Using RLHF to align the model with human preferences via fine-tuning.

> We first hire a team of 40 contractors to label our data, based on their performance on a screening test.

This is still an extremely manual and human involved process.

The procedure is:
(1) collect a dataset of human-written desired output behaviors and some labeler written prompts and use this to train GPT-3.
(2) next, collect a dataset of human-labeled comparisons between outputs, then train a reward model (RM) to predict which outputs labelers prefer.
(3) then use the RM as a reward function to maximize reward for the model using PPO.

> This procedure aligns the behavior of GPT-3 to the stated preferences of a specific group of people (mostly our labelers and researchers), rather than any broader notion of “human values”. We call the resulting models InstructGPT.

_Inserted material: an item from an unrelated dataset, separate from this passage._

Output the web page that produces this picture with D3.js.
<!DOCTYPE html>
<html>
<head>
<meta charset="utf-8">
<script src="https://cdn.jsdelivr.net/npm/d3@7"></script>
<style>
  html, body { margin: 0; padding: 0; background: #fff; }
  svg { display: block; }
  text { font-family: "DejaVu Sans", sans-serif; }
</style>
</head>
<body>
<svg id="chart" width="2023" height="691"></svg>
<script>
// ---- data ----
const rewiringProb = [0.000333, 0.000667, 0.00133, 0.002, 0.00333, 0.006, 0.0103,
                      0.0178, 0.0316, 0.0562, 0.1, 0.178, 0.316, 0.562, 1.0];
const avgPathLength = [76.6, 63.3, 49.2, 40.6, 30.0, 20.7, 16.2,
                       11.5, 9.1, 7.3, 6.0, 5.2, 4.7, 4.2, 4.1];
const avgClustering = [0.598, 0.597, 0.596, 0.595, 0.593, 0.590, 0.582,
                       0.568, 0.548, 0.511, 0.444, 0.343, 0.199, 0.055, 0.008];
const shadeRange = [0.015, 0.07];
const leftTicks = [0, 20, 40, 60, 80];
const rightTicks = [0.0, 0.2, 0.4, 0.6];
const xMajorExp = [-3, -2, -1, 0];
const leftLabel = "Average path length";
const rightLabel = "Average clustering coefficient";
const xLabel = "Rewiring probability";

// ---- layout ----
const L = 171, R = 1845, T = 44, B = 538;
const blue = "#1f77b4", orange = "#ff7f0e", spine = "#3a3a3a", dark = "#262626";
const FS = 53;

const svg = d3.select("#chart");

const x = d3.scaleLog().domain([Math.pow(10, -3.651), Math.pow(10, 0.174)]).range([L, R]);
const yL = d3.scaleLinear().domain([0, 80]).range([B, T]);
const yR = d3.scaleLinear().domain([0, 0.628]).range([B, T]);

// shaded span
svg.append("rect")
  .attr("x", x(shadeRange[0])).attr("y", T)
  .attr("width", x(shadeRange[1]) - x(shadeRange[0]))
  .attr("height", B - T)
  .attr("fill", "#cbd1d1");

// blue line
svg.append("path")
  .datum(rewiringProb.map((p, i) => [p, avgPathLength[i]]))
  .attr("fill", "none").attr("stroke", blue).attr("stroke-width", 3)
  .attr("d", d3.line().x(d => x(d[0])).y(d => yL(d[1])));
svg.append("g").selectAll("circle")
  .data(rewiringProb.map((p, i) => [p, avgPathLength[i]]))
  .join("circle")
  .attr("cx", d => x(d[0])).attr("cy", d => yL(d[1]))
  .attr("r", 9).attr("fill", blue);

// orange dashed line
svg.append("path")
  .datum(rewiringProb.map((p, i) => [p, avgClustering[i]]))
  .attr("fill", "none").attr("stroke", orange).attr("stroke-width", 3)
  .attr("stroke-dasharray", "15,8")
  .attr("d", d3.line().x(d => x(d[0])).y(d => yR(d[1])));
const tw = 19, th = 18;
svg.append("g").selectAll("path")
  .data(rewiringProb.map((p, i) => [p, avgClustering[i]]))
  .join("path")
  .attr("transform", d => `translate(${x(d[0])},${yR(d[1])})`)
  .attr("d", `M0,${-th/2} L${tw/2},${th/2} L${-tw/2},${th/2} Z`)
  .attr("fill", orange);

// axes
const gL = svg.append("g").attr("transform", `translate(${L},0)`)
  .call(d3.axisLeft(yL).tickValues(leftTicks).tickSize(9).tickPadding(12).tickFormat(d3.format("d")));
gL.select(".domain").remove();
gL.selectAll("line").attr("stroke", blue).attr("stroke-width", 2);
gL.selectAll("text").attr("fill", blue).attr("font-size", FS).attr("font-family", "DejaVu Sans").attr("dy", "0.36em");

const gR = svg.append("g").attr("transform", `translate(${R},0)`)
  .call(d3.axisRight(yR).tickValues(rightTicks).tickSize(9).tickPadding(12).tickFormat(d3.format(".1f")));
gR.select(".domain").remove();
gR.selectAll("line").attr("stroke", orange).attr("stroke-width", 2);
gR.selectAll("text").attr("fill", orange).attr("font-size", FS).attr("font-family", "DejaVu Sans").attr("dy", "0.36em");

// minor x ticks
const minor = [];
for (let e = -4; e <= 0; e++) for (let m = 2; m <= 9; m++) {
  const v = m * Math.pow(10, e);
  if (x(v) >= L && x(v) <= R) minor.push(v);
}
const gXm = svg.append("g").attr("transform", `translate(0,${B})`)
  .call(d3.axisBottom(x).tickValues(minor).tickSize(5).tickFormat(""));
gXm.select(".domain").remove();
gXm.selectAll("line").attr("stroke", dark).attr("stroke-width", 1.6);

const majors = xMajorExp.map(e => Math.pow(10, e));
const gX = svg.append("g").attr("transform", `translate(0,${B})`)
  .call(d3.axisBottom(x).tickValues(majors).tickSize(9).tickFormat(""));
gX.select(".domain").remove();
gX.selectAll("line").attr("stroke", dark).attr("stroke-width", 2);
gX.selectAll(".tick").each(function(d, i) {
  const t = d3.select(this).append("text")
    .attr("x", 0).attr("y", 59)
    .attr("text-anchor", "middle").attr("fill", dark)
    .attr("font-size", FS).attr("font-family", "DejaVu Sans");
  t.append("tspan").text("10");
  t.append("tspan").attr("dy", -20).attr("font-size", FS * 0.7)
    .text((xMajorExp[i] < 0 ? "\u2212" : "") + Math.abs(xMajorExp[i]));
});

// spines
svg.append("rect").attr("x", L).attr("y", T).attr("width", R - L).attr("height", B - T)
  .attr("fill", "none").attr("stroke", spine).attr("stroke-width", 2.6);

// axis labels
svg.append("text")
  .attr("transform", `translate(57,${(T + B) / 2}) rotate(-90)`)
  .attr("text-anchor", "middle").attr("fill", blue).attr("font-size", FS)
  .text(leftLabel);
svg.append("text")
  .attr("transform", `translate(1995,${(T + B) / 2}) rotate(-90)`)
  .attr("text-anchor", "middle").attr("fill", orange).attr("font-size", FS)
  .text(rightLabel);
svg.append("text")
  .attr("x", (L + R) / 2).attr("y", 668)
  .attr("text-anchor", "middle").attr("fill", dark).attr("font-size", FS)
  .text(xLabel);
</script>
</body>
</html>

### Methods and experimental details

> Step 1: Collect demonstration data, and train a supervised policy
> Step 2: Collect comparison data, and train a reward model
> Step 3: Optimize a policy against the reward model using PPO

### Results

**1. Results on the API distribution**

> Labelers significantly prefer InstructGPT outputs over outputs from GPT-3

> Our models generalize to the preferences of “held-out” labelers that did not produce any training data.

> Public NLP datasets are not reflective of how our language models are used.

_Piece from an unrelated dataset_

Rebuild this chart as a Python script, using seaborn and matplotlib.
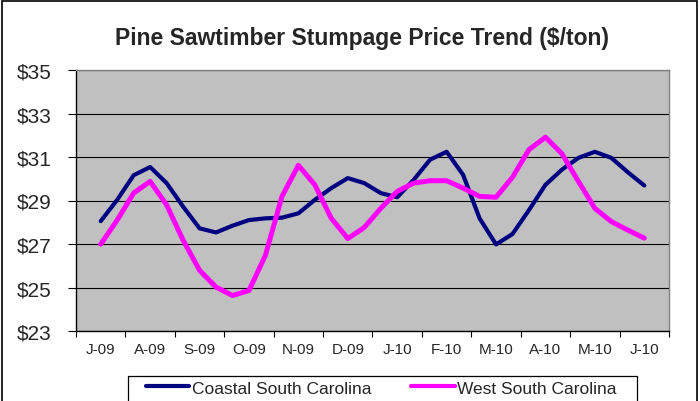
import numpy as np
import pandas as pd
import seaborn as sns
import matplotlib.pyplot as plt
from matplotlib.patches import Rectangle

# month labels on the category axis
months = ["J-09", "A-09", "S-09", "O-09", "N-09", "D-09",
          "J-10", "F-10", "M-10", "A-10", "M-10", "J-10"]

# prices, three readings per month ($/ton)
coastal = [28.05, 29.03, 30.16, 30.54, 29.80, 28.72, 27.72, 27.53, 27.84, 28.10,
           28.18, 28.21, 28.41, 29.03, 29.57, 30.03, 29.80, 29.34, 29.15, 29.95,
           30.88, 31.24, 30.18, 28.18, 26.98, 27.46, 28.56, 29.72, 30.42, 30.96,
           31.24, 30.96, 30.30, 29.69]
west = [26.99, 28.10, 29.34, 29.88, 28.80, 27.18, 25.79, 25.02, 24.63, 24.86,
        26.48, 29.18, 30.62, 29.72, 28.18, 27.25, 27.76, 28.64, 29.42, 29.80,
        29.91, 29.91, 29.57, 29.19, 29.15, 30.07, 31.34, 31.91, 31.15, 29.88,
        28.64, 28.03, 27.64, 27.27]
regions = ["Coastal South Carolina", "West South Carolina"]

t = np.arange(len(coastal)) / 3
df = pd.DataFrame({
    "t": np.concatenate([t, t]),
    "price": coastal + west,
    "region": [regions[0]] * len(coastal) + [regions[1]] * len(west),
})

sns.set_style("white")
plt.rcParams["font.family"] = ["Liberation Sans", "DejaVu Sans"]

fig = plt.figure(figsize=(7, 4.02), dpi=100)
ax = fig.add_axes([76 / 700, 1 - 332 / 402, 593 / 700, 261 / 402])
ax.set_facecolor("#C0C0C0")

colors = ["#000080", "#FF00FF"]
widths = [3.0, 3.6]
for name, col, lw in zip(regions, colors, widths):
    sns.lineplot(data=df[df["region"] == name], x="t", y="price", color=col,
                 linewidth=lw, label=name, ax=ax, solid_joinstyle="round",
                 solid_capstyle="round")

ax.set_ylim(23, 35)
ax.set_yticks(range(23, 36, 2))
ax.set_yticklabels([f"${v}" for v in range(23, 36, 2)])
ax.yaxis.grid(True, color="black", linewidth=0.8)
ax.set_axisbelow(True)

ax.set_xlim(-0.5, 11.5)
ax.set_xticks(np.arange(-0.5, 12, 1))
ax.set_xticklabels([])
ax.set_xticks(range(12), minor=True)
ax.set_xticklabels(months, minor=True)
ax.tick_params(axis="x", which="major", direction="out", length=4.5, width=0.8,
               color="black", bottom=True)
ax.tick_params(axis="x", which="minor", length=0, pad=8, labelsize=11)
ax.tick_params(axis="y", direction="out", length=5.5, width=0.8, color="black",
               left=True, pad=12, labelsize=15)
ax.set_xlabel("")
ax.set_ylabel("")

for side in ["top", "right"]:
    ax.spines[side].set_color("#808080")
    ax.spines[side].set_linewidth(1.0)
for side in ["left", "bottom"]:
    ax.spines[side].set_color("black")
    ax.spines[side].set_linewidth(1.0)

fig.text(362 / 700, 1 - 45 / 402, "Pine Sawtimber Stumpage Price Trend ($/ton)",
         ha="center", va="baseline", fontsize=16.5, fontweight="bold")

# legend, framed with its own box like the original
handles, labels = ax.get_legend_handles_labels()
ax.legend(handles, labels, loc="center left", ncol=2, frameon=False,
          bbox_to_anchor=(146 / 700, 1 - 389 / 402), bbox_transform=fig.transFigure,
          fontsize=12.5, handlelength=2.5, handletextpad=0.15, columnspacing=2.3,
          borderpad=0, borderaxespad=0)
for h in ax.get_legend().get_lines():
    h.set_linewidth(3.0)
fig.patches.append(Rectangle((128 / 700, -0.05), 509 / 700, 0.05 + (1 - 377 / 402),
                             transform=fig.transFigure, fill=False,
                             edgecolor="black", linewidth=0.9))

# outer chart border
fig.patches.append(Rectangle((2 / 700, -0.05), 695 / 700, 1.05 - 2 / 402,
                             transform=fig.transFigure, fill=False,
                             edgecolor="black", linewidth=1.2))

fig.savefig("out.png", dpi=100)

**2. Results on public NLP datasets**

> InstructGPT models show improvements in truthfulness over GPT-3

> We can minimize performance regressions on public NLP datasets by modifying our fine-tuning procedure.

**3. Qualitative Results**

> InstructGPT models show promising generalization to instructions outside of the RLHF fine-tuning distribution.

> InstructGPT still makes simple mistakes.

### Discussion

**1. Implications for alignment research**

> The cost of increasing model alignment is modest relative to pre-training.

> We’ve seen some evidence that InstructGPT generalizes ‘following instructions’ to settings that we don’t supervise it in.

> We were able to mitigate most of the performance degradations introduced by our fine-tuning.

> We’ve validated alignment techniques from research in the real world.